▶ [THE PROBLEM] It is required that the lines from the top of the listing through the line with "0], [9, 3, 2, 3]]" be reproduced exactly, excluding pictures.

Charts and diagrams as code:
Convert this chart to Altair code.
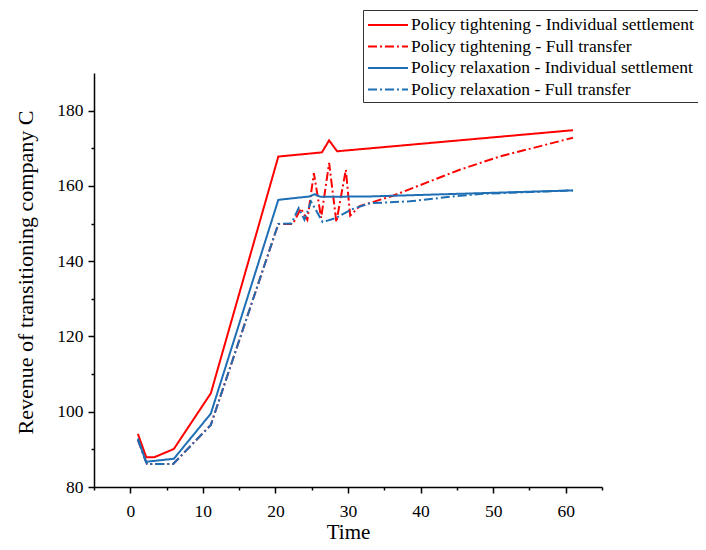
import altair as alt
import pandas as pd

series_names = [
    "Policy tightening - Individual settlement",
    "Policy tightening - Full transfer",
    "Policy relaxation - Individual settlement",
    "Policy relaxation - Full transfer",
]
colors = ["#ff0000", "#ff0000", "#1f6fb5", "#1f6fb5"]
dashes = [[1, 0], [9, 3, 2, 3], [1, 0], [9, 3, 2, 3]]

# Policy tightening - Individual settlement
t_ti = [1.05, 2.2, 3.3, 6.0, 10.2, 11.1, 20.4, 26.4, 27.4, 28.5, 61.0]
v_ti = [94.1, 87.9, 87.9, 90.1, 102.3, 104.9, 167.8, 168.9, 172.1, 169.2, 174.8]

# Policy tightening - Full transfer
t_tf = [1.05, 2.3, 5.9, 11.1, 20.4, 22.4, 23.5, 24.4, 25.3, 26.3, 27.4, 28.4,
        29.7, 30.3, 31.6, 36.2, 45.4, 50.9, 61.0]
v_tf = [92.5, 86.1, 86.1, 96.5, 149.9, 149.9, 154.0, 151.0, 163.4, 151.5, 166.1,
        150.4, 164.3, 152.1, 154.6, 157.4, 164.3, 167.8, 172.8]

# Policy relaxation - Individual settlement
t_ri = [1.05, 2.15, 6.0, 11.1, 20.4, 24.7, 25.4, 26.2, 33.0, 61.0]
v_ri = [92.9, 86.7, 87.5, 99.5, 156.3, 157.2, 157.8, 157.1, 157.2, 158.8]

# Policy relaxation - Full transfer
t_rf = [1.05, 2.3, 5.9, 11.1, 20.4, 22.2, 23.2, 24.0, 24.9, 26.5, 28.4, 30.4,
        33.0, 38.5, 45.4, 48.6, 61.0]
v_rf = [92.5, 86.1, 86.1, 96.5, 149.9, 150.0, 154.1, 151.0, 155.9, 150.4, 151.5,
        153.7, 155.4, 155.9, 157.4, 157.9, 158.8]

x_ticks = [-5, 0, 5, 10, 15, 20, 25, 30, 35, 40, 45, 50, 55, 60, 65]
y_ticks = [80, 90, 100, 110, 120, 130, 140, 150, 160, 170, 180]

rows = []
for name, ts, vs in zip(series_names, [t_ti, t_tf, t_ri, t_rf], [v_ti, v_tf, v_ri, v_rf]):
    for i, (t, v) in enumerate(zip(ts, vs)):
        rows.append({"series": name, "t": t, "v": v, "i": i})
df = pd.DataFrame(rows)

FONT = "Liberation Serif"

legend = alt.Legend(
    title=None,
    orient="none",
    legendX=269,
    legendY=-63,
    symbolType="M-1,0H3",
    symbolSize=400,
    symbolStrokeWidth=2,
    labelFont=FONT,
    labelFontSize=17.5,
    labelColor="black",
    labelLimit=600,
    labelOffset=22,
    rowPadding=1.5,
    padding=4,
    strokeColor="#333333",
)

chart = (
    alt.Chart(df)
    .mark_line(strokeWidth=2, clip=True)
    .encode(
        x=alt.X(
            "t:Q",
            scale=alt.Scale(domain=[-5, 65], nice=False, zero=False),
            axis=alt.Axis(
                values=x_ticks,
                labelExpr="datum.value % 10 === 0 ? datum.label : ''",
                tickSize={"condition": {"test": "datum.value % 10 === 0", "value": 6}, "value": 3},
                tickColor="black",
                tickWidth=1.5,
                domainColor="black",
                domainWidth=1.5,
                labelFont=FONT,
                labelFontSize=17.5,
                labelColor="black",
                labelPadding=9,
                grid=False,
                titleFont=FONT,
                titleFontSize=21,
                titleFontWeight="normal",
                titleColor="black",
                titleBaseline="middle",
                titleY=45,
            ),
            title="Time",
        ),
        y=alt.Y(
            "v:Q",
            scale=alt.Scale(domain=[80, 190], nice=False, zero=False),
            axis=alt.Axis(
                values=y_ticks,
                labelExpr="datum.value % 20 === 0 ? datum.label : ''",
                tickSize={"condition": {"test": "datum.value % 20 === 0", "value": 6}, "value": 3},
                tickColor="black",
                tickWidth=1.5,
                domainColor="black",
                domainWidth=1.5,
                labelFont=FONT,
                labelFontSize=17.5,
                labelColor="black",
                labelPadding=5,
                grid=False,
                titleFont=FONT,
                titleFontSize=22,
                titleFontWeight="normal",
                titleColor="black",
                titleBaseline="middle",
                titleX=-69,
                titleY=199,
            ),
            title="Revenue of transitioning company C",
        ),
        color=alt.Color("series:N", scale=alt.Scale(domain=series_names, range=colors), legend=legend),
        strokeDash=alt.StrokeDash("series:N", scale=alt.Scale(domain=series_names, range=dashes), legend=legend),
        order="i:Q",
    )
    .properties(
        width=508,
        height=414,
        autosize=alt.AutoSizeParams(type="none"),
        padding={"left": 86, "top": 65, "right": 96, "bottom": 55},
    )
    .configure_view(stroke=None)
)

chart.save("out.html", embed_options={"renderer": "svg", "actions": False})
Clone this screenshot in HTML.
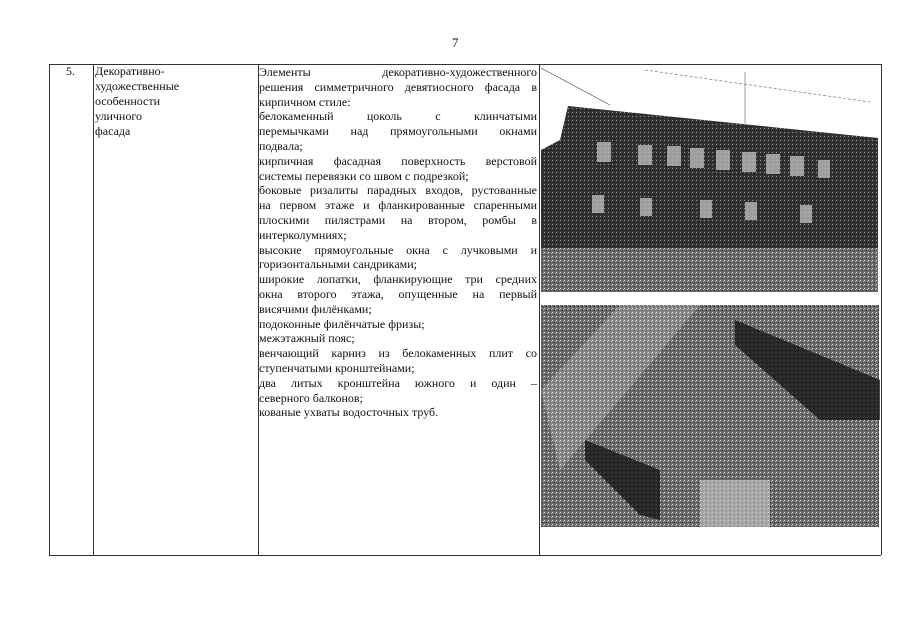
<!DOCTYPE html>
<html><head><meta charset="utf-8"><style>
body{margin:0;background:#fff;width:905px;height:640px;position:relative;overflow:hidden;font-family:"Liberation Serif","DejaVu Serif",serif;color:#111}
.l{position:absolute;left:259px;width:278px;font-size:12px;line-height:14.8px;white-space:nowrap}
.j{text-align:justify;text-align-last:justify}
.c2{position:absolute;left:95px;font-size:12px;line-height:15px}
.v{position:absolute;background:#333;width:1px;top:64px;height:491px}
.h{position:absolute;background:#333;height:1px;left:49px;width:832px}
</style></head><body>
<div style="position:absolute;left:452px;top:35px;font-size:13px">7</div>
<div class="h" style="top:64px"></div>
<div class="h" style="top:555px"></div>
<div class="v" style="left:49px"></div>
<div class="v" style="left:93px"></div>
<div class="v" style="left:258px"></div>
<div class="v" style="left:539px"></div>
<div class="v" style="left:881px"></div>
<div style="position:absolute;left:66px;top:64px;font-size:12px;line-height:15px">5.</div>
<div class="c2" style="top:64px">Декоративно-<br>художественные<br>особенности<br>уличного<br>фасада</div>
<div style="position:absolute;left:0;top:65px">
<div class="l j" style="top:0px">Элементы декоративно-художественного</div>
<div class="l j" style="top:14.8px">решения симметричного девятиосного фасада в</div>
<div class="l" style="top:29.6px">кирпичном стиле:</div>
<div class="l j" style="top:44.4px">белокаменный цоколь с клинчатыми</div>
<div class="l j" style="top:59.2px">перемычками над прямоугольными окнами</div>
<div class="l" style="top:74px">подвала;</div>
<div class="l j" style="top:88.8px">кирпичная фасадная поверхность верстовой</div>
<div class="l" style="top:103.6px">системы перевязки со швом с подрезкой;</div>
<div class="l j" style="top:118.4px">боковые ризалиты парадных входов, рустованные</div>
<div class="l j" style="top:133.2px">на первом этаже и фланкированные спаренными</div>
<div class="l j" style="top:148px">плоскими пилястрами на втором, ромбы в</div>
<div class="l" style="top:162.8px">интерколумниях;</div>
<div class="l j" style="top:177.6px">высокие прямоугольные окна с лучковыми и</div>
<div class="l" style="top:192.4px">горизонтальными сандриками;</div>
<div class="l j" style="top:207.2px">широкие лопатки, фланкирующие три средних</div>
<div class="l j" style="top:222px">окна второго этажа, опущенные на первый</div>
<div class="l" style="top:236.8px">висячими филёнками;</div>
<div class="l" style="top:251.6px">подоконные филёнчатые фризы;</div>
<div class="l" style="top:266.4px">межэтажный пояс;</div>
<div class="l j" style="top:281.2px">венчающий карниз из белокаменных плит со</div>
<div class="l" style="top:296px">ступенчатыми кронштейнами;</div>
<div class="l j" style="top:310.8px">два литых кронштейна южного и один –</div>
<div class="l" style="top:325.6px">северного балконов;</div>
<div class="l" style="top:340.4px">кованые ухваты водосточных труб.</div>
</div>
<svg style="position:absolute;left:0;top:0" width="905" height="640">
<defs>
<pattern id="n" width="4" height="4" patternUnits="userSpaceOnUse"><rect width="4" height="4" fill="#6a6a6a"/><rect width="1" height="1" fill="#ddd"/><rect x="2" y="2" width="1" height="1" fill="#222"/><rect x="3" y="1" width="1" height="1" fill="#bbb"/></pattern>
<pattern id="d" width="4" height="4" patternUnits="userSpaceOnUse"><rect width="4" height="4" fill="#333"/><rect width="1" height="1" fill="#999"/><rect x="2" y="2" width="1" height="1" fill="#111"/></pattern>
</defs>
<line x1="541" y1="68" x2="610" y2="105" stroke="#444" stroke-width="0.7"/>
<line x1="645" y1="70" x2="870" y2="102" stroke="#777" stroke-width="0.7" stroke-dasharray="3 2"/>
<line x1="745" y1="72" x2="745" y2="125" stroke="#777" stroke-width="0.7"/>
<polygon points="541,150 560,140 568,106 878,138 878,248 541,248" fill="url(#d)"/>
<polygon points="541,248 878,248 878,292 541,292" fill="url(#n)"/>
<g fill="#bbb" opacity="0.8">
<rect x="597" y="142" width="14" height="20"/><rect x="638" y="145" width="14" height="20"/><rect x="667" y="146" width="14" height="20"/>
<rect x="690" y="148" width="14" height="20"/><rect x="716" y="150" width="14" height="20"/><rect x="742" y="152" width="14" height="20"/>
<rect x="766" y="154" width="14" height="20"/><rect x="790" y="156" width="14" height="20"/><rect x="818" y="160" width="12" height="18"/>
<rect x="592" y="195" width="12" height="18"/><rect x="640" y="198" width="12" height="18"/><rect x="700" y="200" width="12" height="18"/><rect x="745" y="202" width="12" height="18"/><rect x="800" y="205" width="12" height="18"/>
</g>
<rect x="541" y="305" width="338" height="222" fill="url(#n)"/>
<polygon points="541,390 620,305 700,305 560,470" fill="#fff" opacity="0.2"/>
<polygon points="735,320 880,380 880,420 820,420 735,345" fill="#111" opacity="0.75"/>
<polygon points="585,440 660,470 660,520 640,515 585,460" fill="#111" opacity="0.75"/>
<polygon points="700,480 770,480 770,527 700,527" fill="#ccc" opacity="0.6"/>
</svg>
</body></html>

▶ [REPLY TO THE TASK]
Convert this chart to Altair code.
import altair as alt
import pandas as pd

series_names = [
    "Policy tightening - Individual settlement",
    "Policy tightening - Full transfer",
    "Policy relaxation - Individual settlement",
    "Policy relaxation - Full transfer",
]
colors = ["#ff0000", "#ff0000", "#1f6fb5", "#1f6fb5"]
dashes = [[1, 0], [9, 3, 2, 3], [1, 0], [9, 3, 2, 3]]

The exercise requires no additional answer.